I have to go back to court in February to deal with his goal to get half my pension. This brings me to my point in writing this blog: Leaving an abusive relationship is a huge step to make, ENORMOUS actually, but it doesn't mean the stress stops. That's such an obvious statement, I know, and some of you are probably thinking "Seriously Cathy? That's pretty obvious." Not so obvious if you have never dealt with abuse. To some of our very well meaning supporters there is the assumption that the worst is behind us and they wonder how come we aren't more optimistic for the future. In leaving, you stand up for yourself and your children, you might feel shaky and terrified about what you are going to do or have succeeded in doing and hopefully you will feel proud of yourself. We are proud of you! But realistically, there are a whole host of stresses that will continue, certainly if you have children and even more so if your abuser wishes to continue to harass you and make your life miserable. OK! Enough you say! I know I'm preaching to the choir. Let's just be able to admit that things are difficult, that we are struggling and that we are tired of waking up in the night with thoughts that just won't stop, tired of emotional eating or of resorting to other even less healthy coping strategies and tired of waiting for things to get better.
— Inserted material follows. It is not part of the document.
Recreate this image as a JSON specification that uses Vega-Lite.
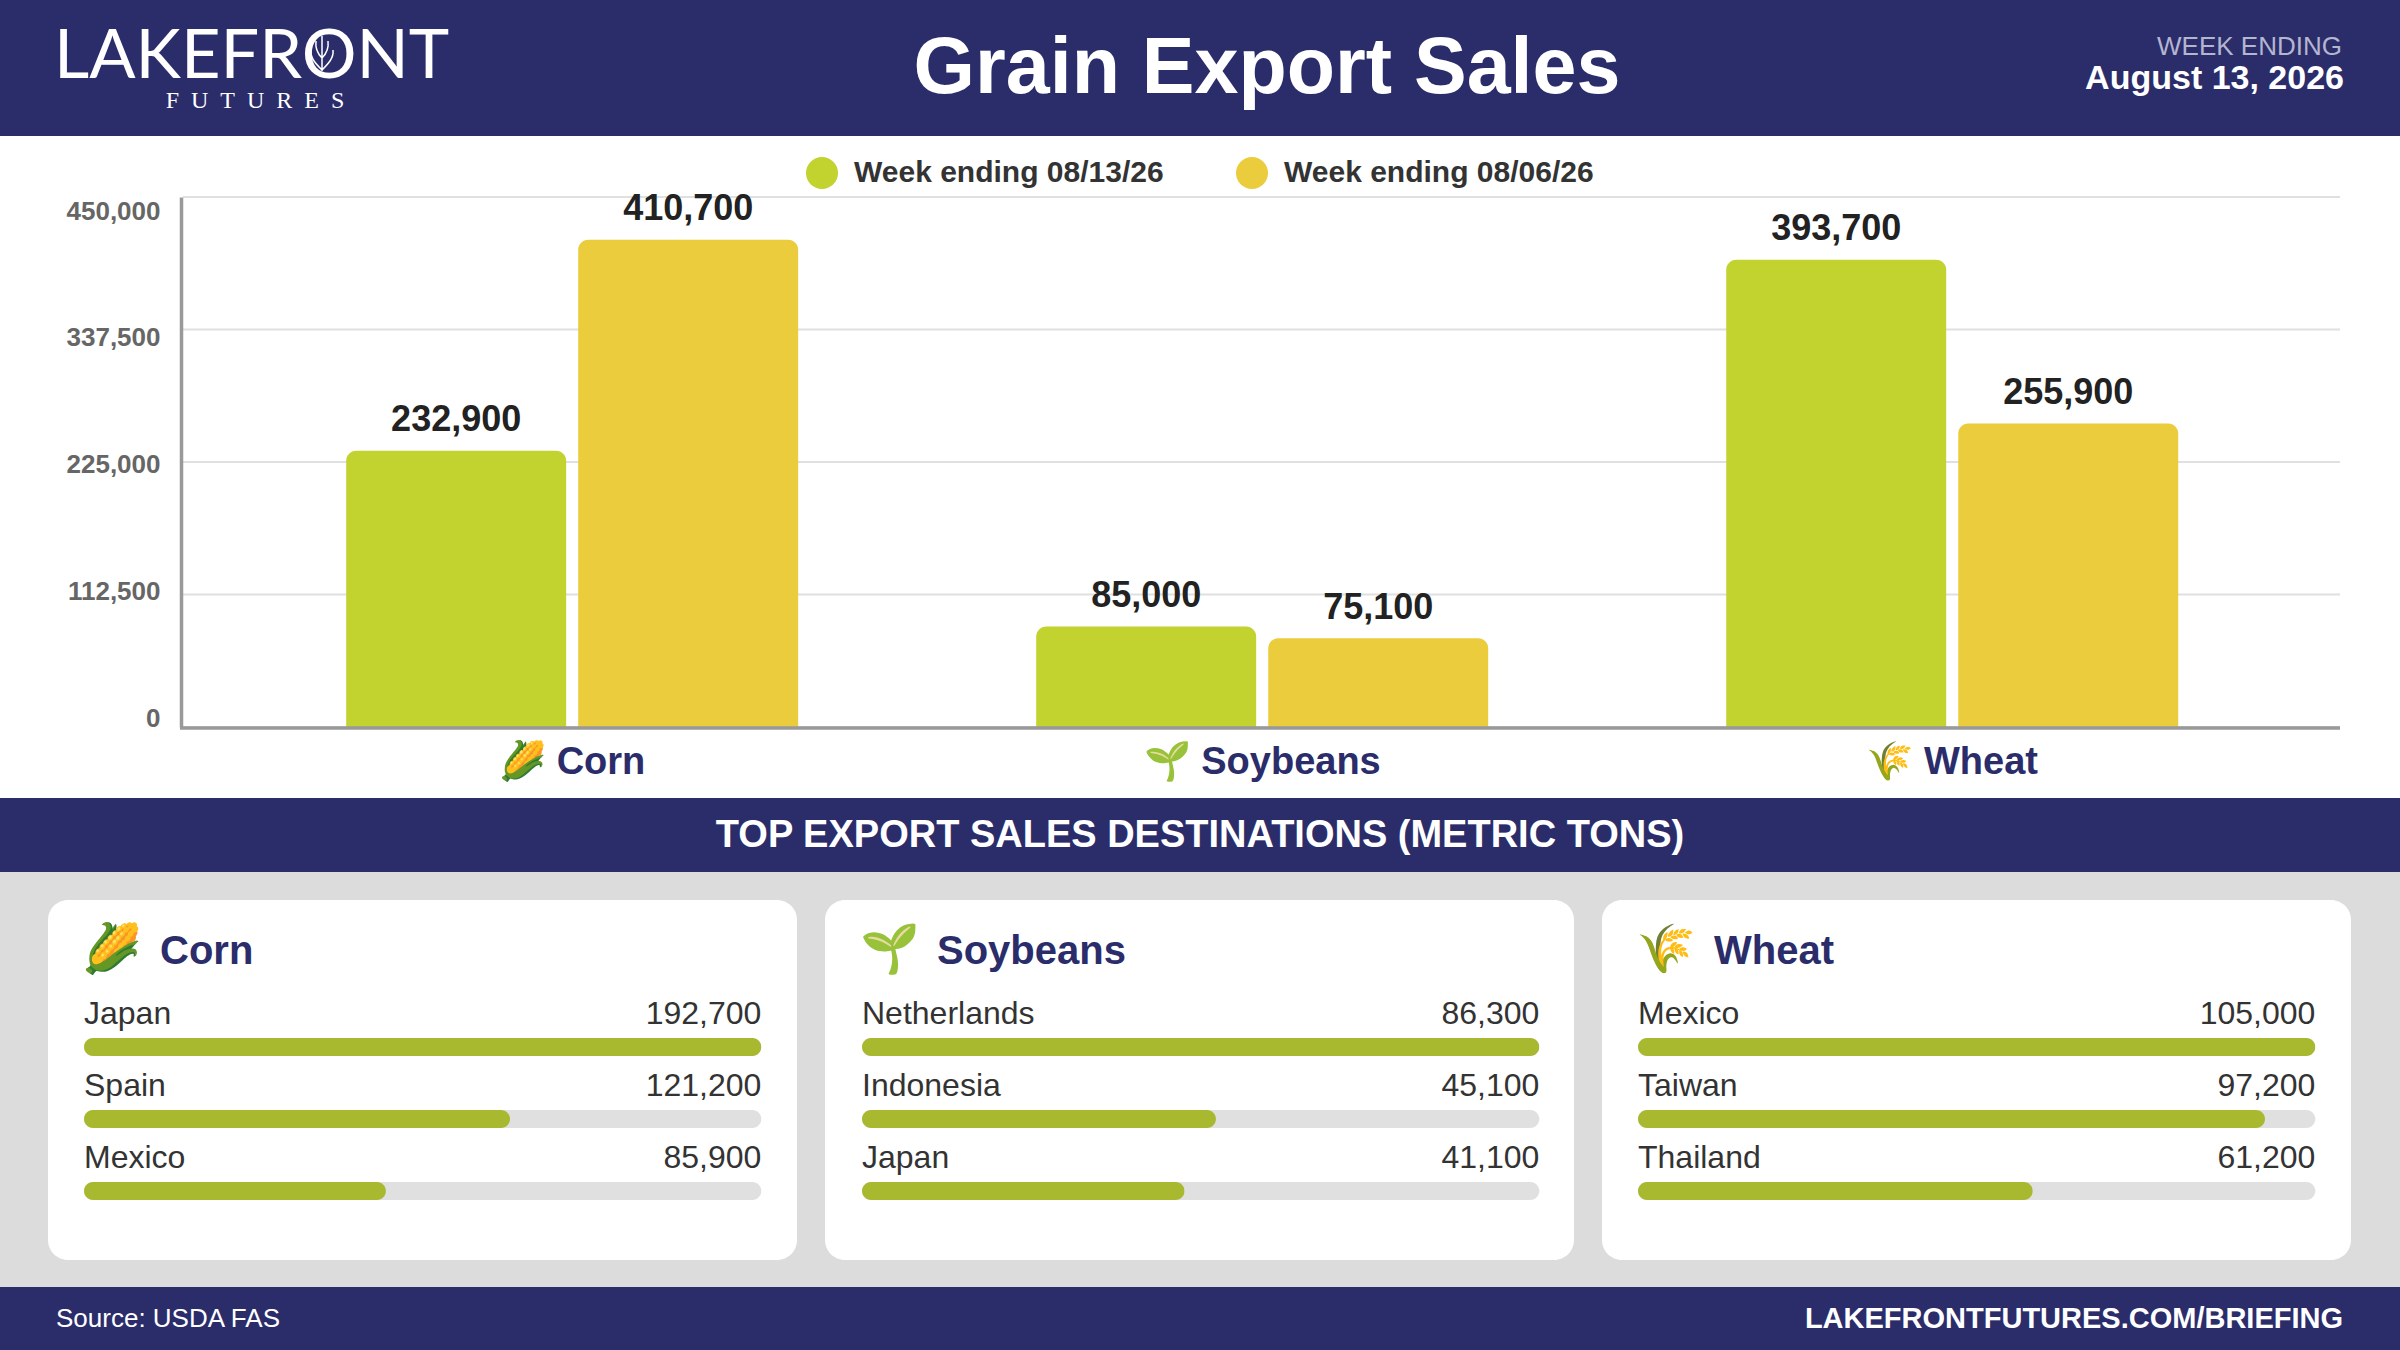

There, I'm done my rant. As one of my treasured co-site creators said when I read this to her, this is indeed our "crappy reality". The abuse will most likely continue, only now he or she just isn't in the next room. They are creative and determined and they will use every tool they have.
Lest we end this on a totally negative note, it may seem small to say this, but you really are not alone in this. As sisters we are bound together by by our similar journeys. You are strong despite feeling weak. You are on this website after all!